Rock is a play of two halves.
It has an interval.
But that’s rather too simplistic. It’s much more profound than that.
For, curiously, Bette Bourne appears to have memorised his Act 2 lines but has not yet got around to mastering the ones in Act 1. Most peculiar.
Does he perhaps learn them backwards? A twist on the old anecdote about Claudette Colbert sheepishly telling Noel Coward that she “knew her lines backwards yesterday” and him retorting, “And that’s just the way you’re saying them today”.
Andrew’s grandmother used to read the final chapters of her Agatha Christie books first. But that was different: she didn’t work towards the front chapter by chapter. That would be silly. A bit like Memento. Except that that was actually very good.
Oh dear, a week on the fringe is doing Andrew’s head in. Hurry home Phil so that Andrew’s week-long West End curfew can be lifted and he can once again settle comfortably in front of a proscenium arch.
Anyway, in the meantime it has not been all bleak evenings. Indeed, Andrew has been hob-nobbing with a cross-section of first- and second-string cultural arbiters. Yes, due to a horrible mix-up, poor Natasha ended up with Andrew as her “plus one” for the press night of Rock at the Oval House.

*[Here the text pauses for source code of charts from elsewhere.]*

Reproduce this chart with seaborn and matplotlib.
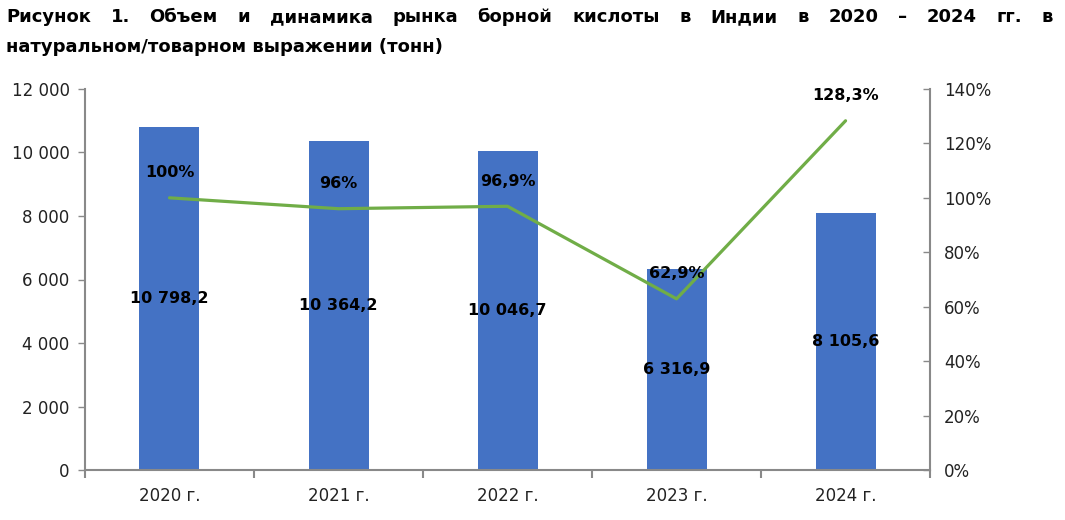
import matplotlib
matplotlib.use("Agg")
import matplotlib.pyplot as plt
import seaborn as sns
import numpy as np
from matplotlib.ticker import FuncFormatter, FixedLocator

# -----------------------------
# Data
# -----------------------------
years = ["2020 г.", "2021 г.", "2022 г.", "2023 г.", "2024 г."]
volume = [10798.2, 10364.2, 10046.7, 6316.9, 8105.6]          # тонн
dynamics = [100.0, 96.0, 96.9, 62.9, 128.3]                   # %
dyn_labels = ["100%", "96%", "96,9%", "62,9%", "128,3%"]

title_line1 = "Рисунок 1. Объем и динамика рынка борной кислоты в Индии в 2020 – 2024 гг. в"
title_line2 = "натуральном/товарном выражении (тонн)"

BAR = "#4472C4"
LINE = "#70AD47"
GREY = "#898989"


def fmt_num(v, dec=0):
    s = f"{v:,.{dec}f}".replace(",", " ").replace(".", ",")
    return s


sns.set_theme(style="white")
plt.rcParams["font.family"] = ["DejaVu Sans"]

fig = plt.figure(figsize=(10.65, 5.2), dpi=100)
ax = fig.add_axes([0.0798, 0.096, 0.7935, 0.733])

# bars
sns.barplot(x=years, y=volume, color=BAR, width=0.355, saturation=1,
            linewidth=0, ax=ax)
ax.set_xlim(-0.5, len(years) - 0.5)
ax.set_ylim(0, 12000)
ax.set_yticks(np.arange(0, 12001, 2000))
ax.yaxis.set_major_formatter(FuncFormatter(lambda v, p: fmt_num(v)))
ax.set_xlabel("")
ax.set_ylabel("")

for i, v in enumerate(volume):
    ax.text(i, v / 2, fmt_num(v, 1), ha="center", va="center",
            fontsize=11.5, fontweight="bold", color="black", zorder=5)

# x ticks at category boundaries
ax.tick_params(axis="x", which="major", length=0, labelsize=12, pad=12,
               colors="#222222")
ax.xaxis.set_minor_locator(FixedLocator(np.arange(-0.5, len(years), 1.0)))
ax.tick_params(axis="x", which="minor", length=6, width=1.5, color=GREY,
               direction="out", bottom=True)
ax.tick_params(axis="y", length=5, width=1, color=GREY, direction="out",
               left=True, labelsize=12, labelcolor="#222222", pad=6)

for s in ["top", "right"]:
    ax.spines[s].set_visible(False)
for s in ["left", "bottom"]:
    ax.spines[s].set_color(GREY)
    ax.spines[s].set_linewidth(1.5)

# line on secondary axis
ax2 = ax.twinx()
sns.lineplot(x=range(len(years)), y=dynamics, color=LINE, linewidth=2.3,
             ax=ax2, zorder=4)
ax2.set_ylim(0, 140)
ax2.set_yticks(np.arange(0, 141, 20))
ax2.yaxis.set_major_formatter(FuncFormatter(lambda v, p: f"{v:.0f}%"))
ax2.set_xlim(-0.5, len(years) - 0.5)
ax2.tick_params(axis="y", length=5, width=1, color=GREY, direction="in",
                right=True, labelsize=12, labelcolor="#222222", pad=10)
for s in ["top", "left", "bottom"]:
    ax2.spines[s].set_visible(False)
ax2.spines["right"].set_color(GREY)
ax2.spines["right"].set_linewidth(1.5)
ax2.set_ylabel("")

for i, (v, lab) in enumerate(zip(dynamics, dyn_labels)):
    ax2.annotate(lab, (i, v), xytext=(0, 18), textcoords="offset points",
                 ha="center", va="center", fontsize=11.5, fontweight="bold",
                 color="black", zorder=6)

# justified title (line 1 stretched across full width)
fig.canvas.draw()
renderer = fig.canvas.get_renderer()
words = title_line1.split(" ")
left, right = 6 / 1065, 1 - 12 / 1065
texts = [fig.text(0, 1 - 17 / 520, w, fontsize=13, fontweight="bold",
                  va="center", ha="left", color="black") for w in words]
widths = [t.get_window_extent(renderer).width / fig.bbox.width for t in texts]
gap = (right - left - sum(widths)) / (len(words) - 1)
x = left
for t, w in zip(texts, widths):
    t.set_x(x)
    x += w + gap
fig.text(left, 1 - 47 / 520, title_line2, fontsize=13, fontweight="bold",
         va="center", ha="left", color="black")

fig.savefig("out.png", dpi=100)
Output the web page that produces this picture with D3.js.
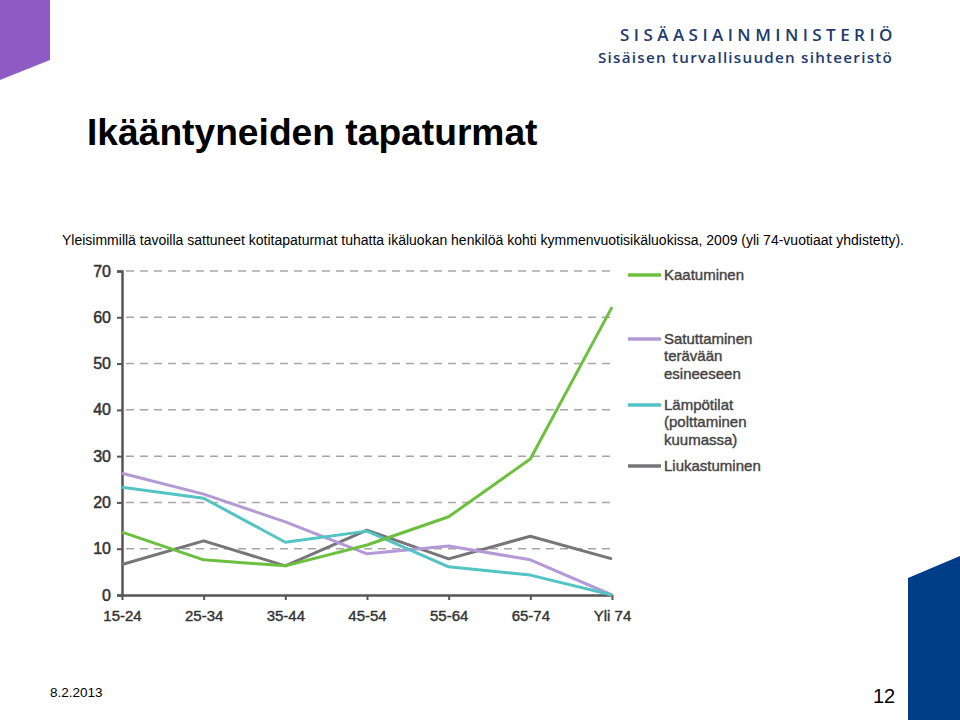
<!DOCTYPE html>
<html><head><meta charset="utf-8">
<script src="https://cdn.jsdelivr.net/npm/d3@7"></script>
<style>body{margin:0;background:#fff}svg{display:block}</style>
</head><body>
<svg id="c" width="960" height="720"></svg>
<script>
const categories = ["15-24","25-34","35-44","45-54","55-64","65-74","Yli 74"];
const kaatuminen = [13.6, 7.6, 6.3, 10.8, 16.9, 29.4, 62.2];
const satuttaminen = [26.3, 21.8, 15.8, 8.9, 10.6, 7.6, 0];
const lampotilat = [23.3, 20.9, 11.4, 13.8, 6.1, 4.3, 0];
const liukastuminen = [6.6, 11.7, 6.3, 14.0, 7.8, 12.7, 7.8];
const yTicks = [0,10,20,30,40,50,60,70];
const seriesNames = [["Kaatuminen"],["Satuttaminen","terävään","esineeseen"],["Lämpötilat","(polttaminen","kuumassa)"],["Liukastuminen"]];
const colors = ["#6dbf3f","#b39ad6","#52c4c4","#76767a"];

const svg = d3.select("#c");
const font = "Liberation Sans, Arial, sans-serif";
// decorations
svg.append("polygon").attr("points","0,0 50,0 50,60 0,80").attr("fill","#8f5cc6");
svg.append("polygon").attr("points","908,578 960,556 960,720 908,720").attr("fill","#003d88");
svg.append("text").attr("x",620).attr("y",41).attr("font-family","'Open Sans',sans-serif").attr("font-weight",600).attr("font-size",17).attr("letter-spacing",4.45).attr("fill","#1d3b6e").text("SISÄASIAINMINISTERIÖ");
svg.append("text").attr("x",598).attr("y",63).attr("font-family","'Open Sans',sans-serif").attr("font-weight",600).attr("font-size",15.2).attr("letter-spacing",1.25).attr("fill","#1d3b6e").text("Sisäisen turvallisuuden sihteeristö");
svg.append("text").attr("x",87).attr("y",145).attr("font-family",font).attr("font-weight","bold").attr("font-size",37.2).attr("fill","#000").text("Ikääntyneiden tapaturmat");
svg.append("text").attr("x",62).attr("y",245).attr("font-family",font).attr("font-size",14).attr("fill","#000").text("Yleisimmillä tavoilla sattuneet kotitapaturmat tuhatta ikäluokan henkilöä kohti kymmenvuotisikäluokissa, 2009 (yli 74-vuotiaat yhdistetty).");
svg.append("text").attr("x",50).attr("y",697).attr("font-family",font).attr("font-size",13.5).attr("fill","#000").text("8.2.2013");
svg.append("text").attr("x",873).attr("y",703).attr("font-family",font).attr("font-size",20).attr("fill","#000").text("12");

// chart
const x = d3.scalePoint().domain(categories).range([122,612]);
const y = d3.scaleLinear().domain([0,70]).range([595,271]);

const grid = svg.append("g");
grid.selectAll("line").data(yTicks.filter(d=>d>0)).join("line")
  .attr("x1",126).attr("x2",612).attr("y1",d=>y(d)).attr("y2",d=>y(d))
  .attr("stroke","#a6a6a6").attr("stroke-width",1.5).attr("stroke-dasharray","8,6");

const yAxis = svg.append("g").attr("transform","translate(122,0)")
  .call(d3.axisLeft(y).tickValues(yTicks).tickSize(5).tickPadding(6));
yAxis.select(".domain").attr("stroke","#555").attr("stroke-width",2.5);
yAxis.selectAll(".tick line").attr("stroke","#555").attr("stroke-width",2);
yAxis.selectAll("text").attr("font-family",font).attr("font-size",16).attr("fill","#333")
  .attr("stroke","#333").attr("stroke-width",0.5);

const xAxis = svg.append("g").attr("transform","translate(0,595)")
  .call(d3.axisBottom(x).tickSize(5).tickSizeOuter(0).tickPadding(10));
xAxis.select(".domain").attr("stroke","#555").attr("stroke-width",2.5);
xAxis.selectAll(".tick line").attr("stroke","#555").attr("stroke-width",2);
xAxis.selectAll("text").attr("font-family",font).attr("font-size",15).attr("fill","#333")
  .attr("stroke","#333").attr("stroke-width",0.4);

const allSeries = [kaatuminen, satuttaminen, lampotilat, liukastuminen];
const line = d3.line().x((d,i)=>x(categories[i])).y(d=>y(d));
[3,1,2,0].forEach(k=>{
  svg.append("path").attr("d",line(allSeries[k])).attr("fill","none")
    .attr("stroke",colors[k]).attr("stroke-width",3).attr("stroke-linejoin","round");
});

// legend
const legY = [275, 339, 405, 466];
seriesNames.forEach((names,k)=>{
  svg.append("line").attr("x1",628).attr("x2",661).attr("y1",legY[k]).attr("y2",legY[k])
    .attr("stroke",colors[k]).attr("stroke-width",3.5);
  names.forEach((t,j)=>{
    svg.append("text").attr("x",664).attr("y",legY[k]+5+j*17.3).attr("font-family",font)
      .attr("font-size",15).attr("fill","#444").attr("stroke","#444").attr("stroke-width",0.4).text(t);
  });
});
</script>
</body></html>
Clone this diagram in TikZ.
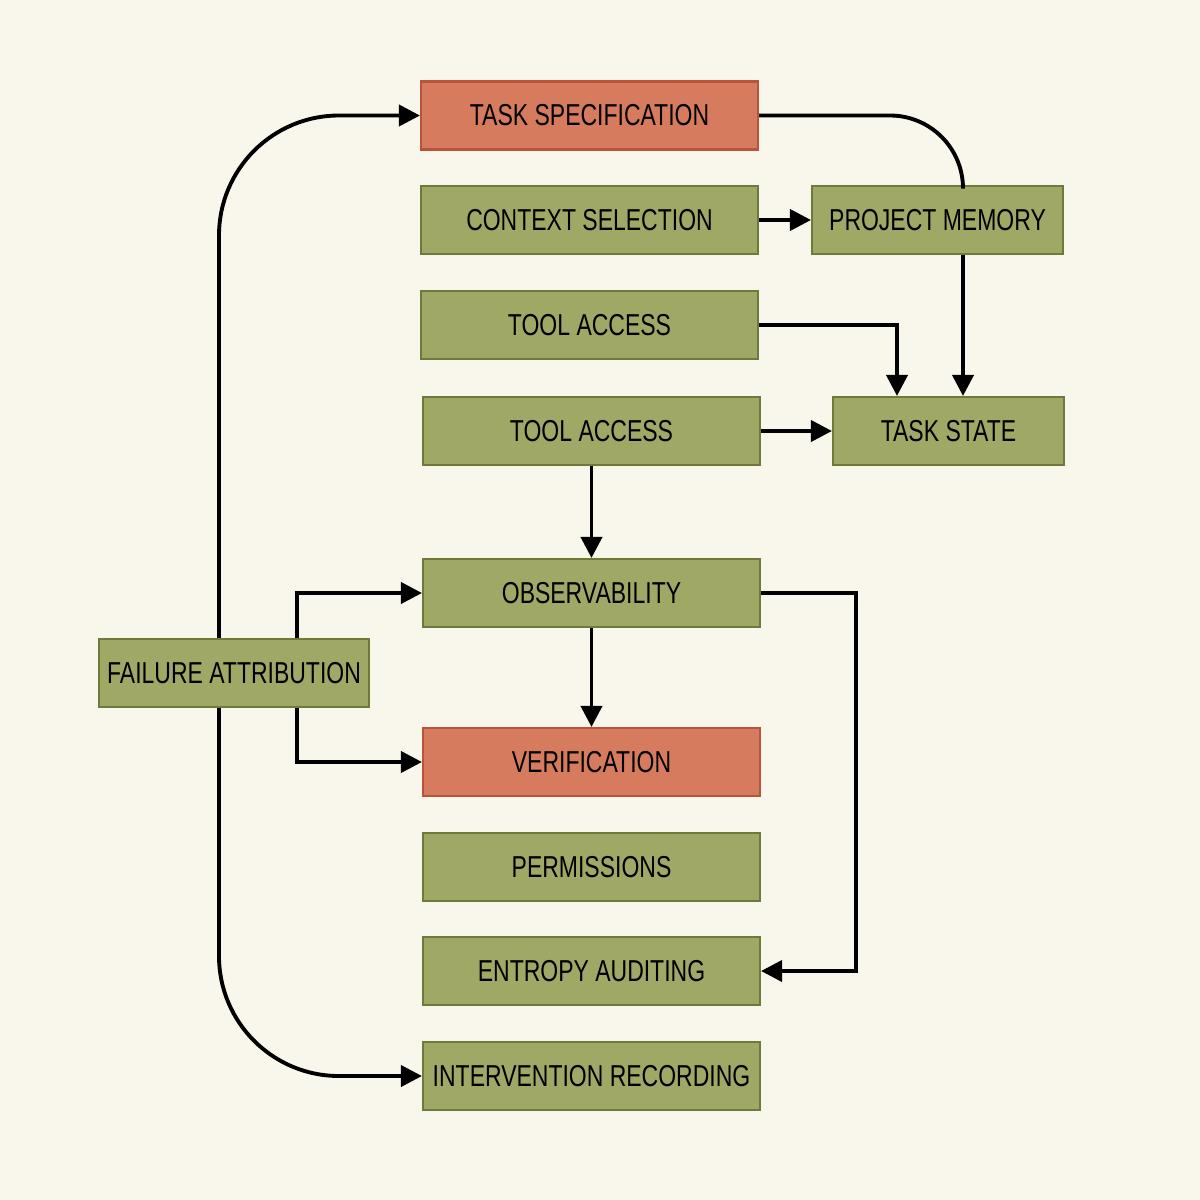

Andrew was like a pig in anything-by-Yasmina Reza, air-kissing the staff and calling everyone “darling” and directing the odd, barbed comment hither and thither which seems to be the custom among theatre critics.
Unfazed, the redoubtable Ian Shuttleworth (“dear, dear Shutters” as Andrew insists on fondly calling him) engaged in some witty banter, Michael Coveney looked completely nonplussed, if not embarrassed, and Nicholas De Jongh affected not to see Andrew at all when he grinned and waved merrily in his direction. Oh, what a tease, that man is*.
Anyway, Andrew soared majestically above what could easily have been misinterpreted as snubs. Or, to be more accurate, didn’t really care as there was FREE CHAMPAGNE and a FREE programme (although a free black and white photocopied A4 sheet isn’t quite the same as being given a free embossed one from the Theatre Royal Haymarket which pitifully is one of Phil’s most ambitious dreams).
Further thrills were to come in the auditorium itself.
There were a smattering of “Reserved” notices on some of the seats (and on which no-one sat, so who they were reserved for we shall never know) but one seat explicitly pronounced “Reserved for Nicholas De Jongh” – and it was typed and laminated and everything! Andrew thought it was rather ungrateful of NDJ to move seats after the interval.
So, yes, all in all a very agreeable evening.
Oh, and the play. Yes. Actually quite good. It’s a two-hander telling the story of Henry Willson, the agent who discovered a squeaky-voiced Illinois hick called Roy Fitzgerald and transformed him into the male sex symbol of his generation – Rock Hudson.
Hudson is played by Michael Xavier (“It’s a fantastic play and I’m sure will be a great success. Catch it in its early days. Plus, I take all my clothes off!!!”) and Willson by Bloolips legend Bette Bourne. Both characters are gay and both find themselves squirming to avoid exposure by the fifties gutter press.
Tim Fountain‘s script is witty and moving and knowing (“You didn’t have to learn the whole lot,” berates Willson when Hudson reports proudly that he has learned all his lines for Magnificent Obsession, “It’s not the fucking theatre”. Quite ironic really). There’s some interesting stuff about the melding of fact and fiction.
But it’s the second act which really delivers as Willson – crushed beneath the pressure of the press – descends into alcoholism, is deserted by Hudson and – as we learn – dies penniless at a relatively young age.
Bourne delivers a superb performance, quite disturbingly convincing and – had it not been for the fact that Xavier’s trousers were irritatingly too short for most of the play – Andrew would have been quite moved.
A nod to designer Morgan Large, too. To see a real set at the Oval House is exciting enough; to see one with a hallway behind the door is quite sans pareil.
*Strange to see NDJ at this kind of thing. Poor old Mountford usually gets this kind of gig, but as it turned out it was quite fortunate as the director Tamara Harvey had, by coincidence, directed De Jongh’s Plague Over England. Some sub-editor has given his review the title “Macho The Day For Rock” so don’t be too harsh.